-- Supplied data --
++++++++

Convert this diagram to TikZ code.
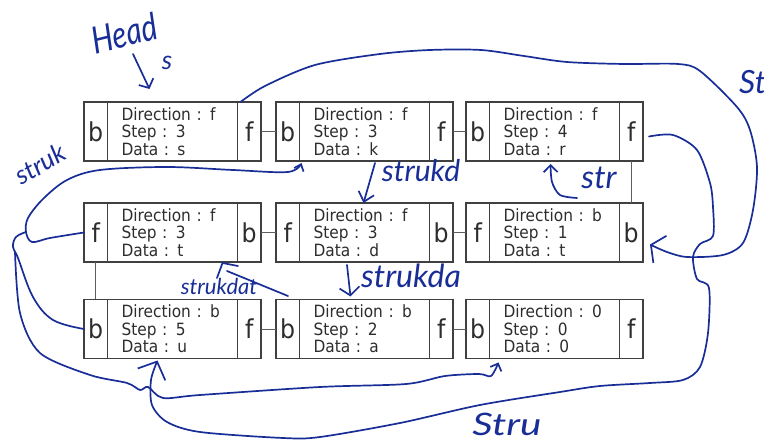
\documentclass[tikz,border=0pt]{standalone}
\usepackage{fontspec}
\usepackage{tikz}
\usetikzlibrary{positioning}
\usetikzlibrary{arrows.meta}
\newfontfamily\boxfont{DejaVu Sans}[FakeStretch=0.91]
\newfontfamily\handfont{Lato}
\definecolor{boxline}{RGB}{64,64,64}
\definecolor{boxtext}{RGB}{45,45,45}
\definecolor{ink}{RGB}{25,45,150}

\tikzset{
  midcell/.style={draw=boxline, line width=1.1pt, outer sep=0pt, minimum height=59pt,
    text width=102pt, inner xsep=14pt, inner ysep=0pt, align=left, text=boxtext,
    font=\boxfont\fontsize{16.9}{17.5}\selectfont},
  endcell/.style={draw=boxline, line width=1.1pt, outer sep=0pt, minimum height=59pt,
    minimum width=23.5pt, inner sep=0pt, text=boxtext,
    font=\boxfont\fontsize{26}{26}\selectfont},
  link/.style={draw=boxline!85, line width=0.9pt},
  hand/.style={draw=ink, line width=1.7pt, line cap=round, line join=round},
  handtext/.style={text=ink, inner sep=0pt, font=\handfont\itshape\fontsize{#1}{#1}\selectfont},
}

\begin{document}
\begin{tikzpicture}[x=1pt,y=-1pt]
\useasboundingbox (0,0) rectangle (764,443);

% row 1
\node[midcell] (m11) at (172.5,131.5) {Direction : f\\Step : 3\\Data : s};
\node[endcell, left=0pt of m11] (l11) {b};
\node[endcell, right=0pt of m11] (r11) {f};
\node[midcell] (m12) at (364.5,131.5) {Direction : f\\Step : 3\\Data : k};
\node[endcell, left=0pt of m12] (l12) {b};
\node[endcell, right=0pt of m12] (r12) {f};
\node[midcell] (m13) at (554.5,131.5) {Direction : f\\Step : 4\\Data : r};
\node[endcell, left=0pt of m13] (l13) {b};
\node[endcell, right=0pt of m13] (r13) {f};

% row 2
\node[midcell] (m21) at (172.5,232.5) {Direction : f\\Step : 3\\Data : t};
\node[endcell, left=0pt of m21] (l21) {f};
\node[endcell, right=0pt of m21] (r21) {b};
\node[midcell] (m22) at (364.5,232.5) {Direction : f\\Step : 3\\Data : d};
\node[endcell, left=0pt of m22] (l22) {f};
\node[endcell, right=0pt of m22] (r22) {b};
\node[midcell] (m23) at (554.5,232.5) {Direction : b\\Step : 1\\Data : t};
\node[endcell, left=0pt of m23] (l23) {f};
\node[endcell, right=0pt of m23] (r23) {b};

% row 3
\node[midcell] (m31) at (172.5,329) {Direction : b\\Step : 5\\Data : u};
\node[endcell, left=0pt of m31] (l31) {b};
\node[endcell, right=0pt of m31] (r31) {f};
\node[midcell] (m32) at (364.5,329) {Direction : b\\Step : 2\\Data : a};
\node[endcell, left=0pt of m32] (l32) {b};
\node[endcell, right=0pt of m32] (r32) {f};
\node[midcell] (m33) at (554.5,329) {Direction : 0\\Step : 0\\Data : 0};
\node[endcell, left=0pt of m33] (l33) {b};
\node[endcell, right=0pt of m33] (r33) {f};

% links
\draw[link] (r11) -- (l12);
\draw[link] (r12) -- (l13);
\draw[link] (r13) -- (r23);
\draw[link] (l23) -- (r22);
\draw[link] (l22) -- (r21);
\draw[link] (l21) -- (l31);
\draw[link] (r31) -- (l32);
\draw[link] (r32) -- (l33);

% scribbles
\node[handtext=30, rotate=14, yscale=1.25] (head) at (124,33) {Head};
\node[handtext=26] (heads) at (167,63) {s};
\node[handtext=26, rotate=30] (struklbl) at (40,164) {struk};
\node[handtext=30] (strukdlbl) at (421,171) {strukd};
\node[handtext=32] (strlbl) at (599,178) {str};
\node[handtext=22] (strukdatlbl) at (219,286) {strukdat};
\node[handtext=32] (strukdalbl) at (411,276) {strukda};
\node[handtext=31, xscale=1.3] (strulbl) at (507,424) {Stru};
\node[handtext=32, anchor=west] (stlbl) at (739,82) {St};

\coordinate (headtail) at (133,54);
\coordinate (knot) at (26,232);
\coordinate (strtail) at (577,198);
\coordinate (dtail) at (375,163);
\coordinate (datail) at (347,265);
\coordinate (dattail) at (217,278);
\coordinate (datbar) at (227,271);

\draw[hand, -{Straight Barb[length=7pt,width=16pt]}] (headtail) -- ([xshift=42pt,yshift=13pt]m11.north west);

\draw[hand, -{Straight Barb[length=6pt,width=10pt]}] plot[smooth, tension=0.55] coordinates {(l21.west) (50,238) (32,242) (knot) (28,218) (43,199) (67,180) (100,170) (167,167) (233,170) (288,172) ([xshift=2pt,yshift=-2pt]l12.south east)};
\draw[hand] plot[smooth, tension=0.6] coordinates {(knot) (16,237) (13,247) (18,258) (33,297) (53,320) (l31.west)};
\draw[hand, -{Straight Barb[length=6pt,width=12pt]}] plot[smooth, tension=0.5] coordinates {(15,252) (20,313) (40,353) (90,375) (127,383) (140,390) (148,387) (163,398) (200,395) (320,387) (406,384) (445,376) (479,374) (491,376) ([xshift=9pt,yshift=-4pt]m33.south west)};

\draw[hand, -{Straight Barb[length=14pt,width=30pt]}] plot[smooth, tension=0.5] coordinates {([xshift=6pt,yshift=-5pt]r13.east) (673,135) (697,150) (710,183) (713,207) (713,236) (700,244) (693,257) (697,279) (709,288) (708,333) (700,367) (683,380) (650,383) (600,386) (560,392) (480,405) (400,423) (320,437) (283,438) (200,432) (167,422) (152,405) (151,380) ([xshift=50pt,yshift=-2pt]m31.south west)};

\draw[hand, -{Straight Barb[length=10pt,width=30pt]}] plot[smooth, tension=0.5] coordinates {([xshift=3pt]r11.north west) (265,86) (315,65) (380,54) (430,50) (481,50) (524,56) (567,62) (624,64) (678,64) (700,71) (737,107) (750,130) (757,167) (753,210) (743,243) (723,255) (687,257) (667,252) ([xshift=7pt,yshift=-12pt]r23.east)};

\draw[hand, -{Straight Barb[length=7pt,width=14pt]}] plot[smooth] coordinates {(strtail) (560,195) (552,182) ([xshift=-4pt,yshift=-3pt]m13.south)};
\draw[hand, -{Straight Barb[length=9pt,width=16pt]}] (dtail) -- ([xshift=-1pt]m22.north);
\draw[hand, -{Straight Barb[length=8pt,width=20pt]}] (datail) -- ([xshift=-14pt,yshift=3pt]m32.north);
\draw[hand] (dattail) -- ([xshift=-15pt,yshift=-1pt]m21.south east) -- (238,266);
\draw[hand] (datbar) -- (288,296);
\end{tikzpicture}
\end{document}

++++++++

Reproduce only the lines from the beginning of the data through the line that contains "right=0pt of m23]", both included, and please drop the pictures.

-- Answer to this problem --
Convert this diagram to TikZ code.
\documentclass[tikz,border=0pt]{standalone}
\usepackage{fontspec}
\usepackage{tikz}
\usetikzlibrary{positioning}
\usetikzlibrary{arrows.meta}
\newfontfamily\boxfont{DejaVu Sans}[FakeStretch=0.91]
\newfontfamily\handfont{Lato}
\definecolor{boxline}{RGB}{64,64,64}
\definecolor{boxtext}{RGB}{45,45,45}
\definecolor{ink}{RGB}{25,45,150}

\tikzset{
  midcell/.style={draw=boxline, line width=1.1pt, outer sep=0pt, minimum height=59pt,
    text width=102pt, inner xsep=14pt, inner ysep=0pt, align=left, text=boxtext,
    font=\boxfont\fontsize{16.9}{17.5}\selectfont},
  endcell/.style={draw=boxline, line width=1.1pt, outer sep=0pt, minimum height=59pt,
    minimum width=23.5pt, inner sep=0pt, text=boxtext,
    font=\boxfont\fontsize{26}{26}\selectfont},
  link/.style={draw=boxline!85, line width=0.9pt},
  hand/.style={draw=ink, line width=1.7pt, line cap=round, line join=round},
  handtext/.style={text=ink, inner sep=0pt, font=\handfont\itshape\fontsize{#1}{#1}\selectfont},
}

\begin{document}
\begin{tikzpicture}[x=1pt,y=-1pt]
\useasboundingbox (0,0) rectangle (764,443);

% row 1
\node[midcell] (m11) at (172.5,131.5) {Direction : f\\Step : 3\\Data : s};
\node[endcell, left=0pt of m11] (l11) {b};
\node[endcell, right=0pt of m11] (r11) {f};
\node[midcell] (m12) at (364.5,131.5) {Direction : f\\Step : 3\\Data : k};
\node[endcell, left=0pt of m12] (l12) {b};
\node[endcell, right=0pt of m12] (r12) {f};
\node[midcell] (m13) at (554.5,131.5) {Direction : f\\Step : 4\\Data : r};
\node[endcell, left=0pt of m13] (l13) {b};
\node[endcell, right=0pt of m13] (r13) {f};

% row 2
\node[midcell] (m21) at (172.5,232.5) {Direction : f\\Step : 3\\Data : t};
\node[endcell, left=0pt of m21] (l21) {f};
\node[endcell, right=0pt of m21] (r21) {b};
\node[midcell] (m22) at (364.5,232.5) {Direction : f\\Step : 3\\Data : d};
\node[endcell, left=0pt of m22] (l22) {f};
\node[endcell, right=0pt of m22] (r22) {b};
\node[midcell] (m23) at (554.5,232.5) {Direction : b\\Step : 1\\Data : t};
\node[endcell, left=0pt of m23] (l23) {f};
\node[endcell, right=0pt of m23] (r23) {b};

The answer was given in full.